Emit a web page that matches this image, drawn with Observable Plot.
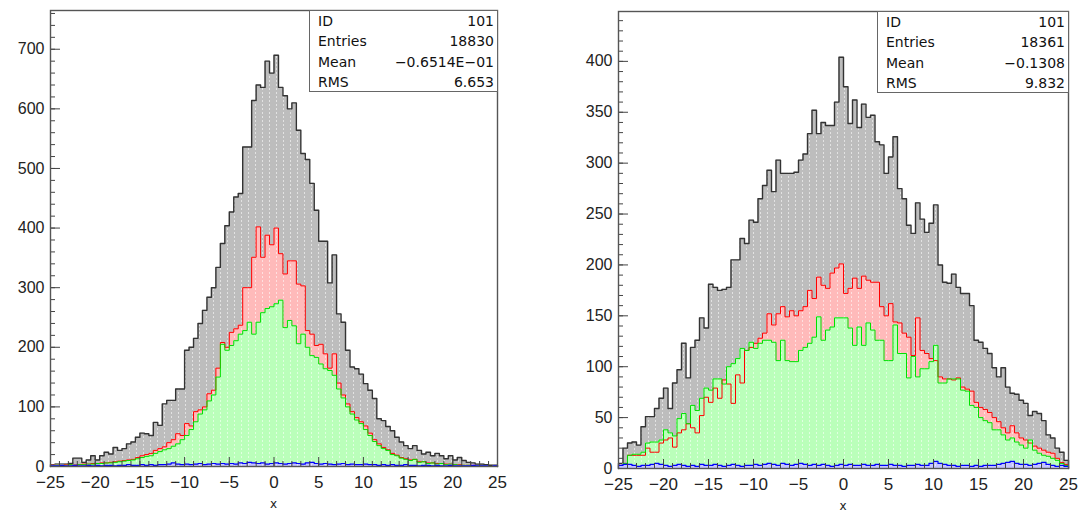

---

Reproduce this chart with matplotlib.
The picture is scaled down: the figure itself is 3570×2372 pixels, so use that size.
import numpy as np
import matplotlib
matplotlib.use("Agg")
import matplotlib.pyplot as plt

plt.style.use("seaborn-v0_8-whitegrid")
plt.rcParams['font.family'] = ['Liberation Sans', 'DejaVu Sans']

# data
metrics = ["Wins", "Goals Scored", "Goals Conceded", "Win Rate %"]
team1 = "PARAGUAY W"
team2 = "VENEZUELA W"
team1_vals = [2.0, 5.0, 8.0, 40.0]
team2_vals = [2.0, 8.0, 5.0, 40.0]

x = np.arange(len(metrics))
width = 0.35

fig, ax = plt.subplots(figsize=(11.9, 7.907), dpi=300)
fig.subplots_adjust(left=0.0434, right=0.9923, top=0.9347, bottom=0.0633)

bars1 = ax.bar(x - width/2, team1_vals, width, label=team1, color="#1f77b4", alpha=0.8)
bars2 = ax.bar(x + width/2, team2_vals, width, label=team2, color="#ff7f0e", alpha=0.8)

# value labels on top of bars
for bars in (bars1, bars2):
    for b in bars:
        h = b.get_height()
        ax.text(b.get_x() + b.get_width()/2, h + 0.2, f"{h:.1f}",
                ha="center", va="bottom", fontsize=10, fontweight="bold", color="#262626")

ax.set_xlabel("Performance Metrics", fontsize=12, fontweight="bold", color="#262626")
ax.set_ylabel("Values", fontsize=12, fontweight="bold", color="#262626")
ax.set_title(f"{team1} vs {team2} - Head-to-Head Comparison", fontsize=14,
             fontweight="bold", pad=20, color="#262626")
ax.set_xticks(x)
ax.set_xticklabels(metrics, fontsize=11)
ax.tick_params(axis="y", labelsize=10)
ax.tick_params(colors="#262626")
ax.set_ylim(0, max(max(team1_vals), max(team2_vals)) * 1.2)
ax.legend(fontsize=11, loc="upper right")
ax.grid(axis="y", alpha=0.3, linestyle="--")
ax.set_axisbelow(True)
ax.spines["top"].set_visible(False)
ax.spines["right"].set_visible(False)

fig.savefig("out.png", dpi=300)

**Written instruction:**
Among the lines of the data above, count those holding "matplotlib" and state only the number.

**The solution:**
4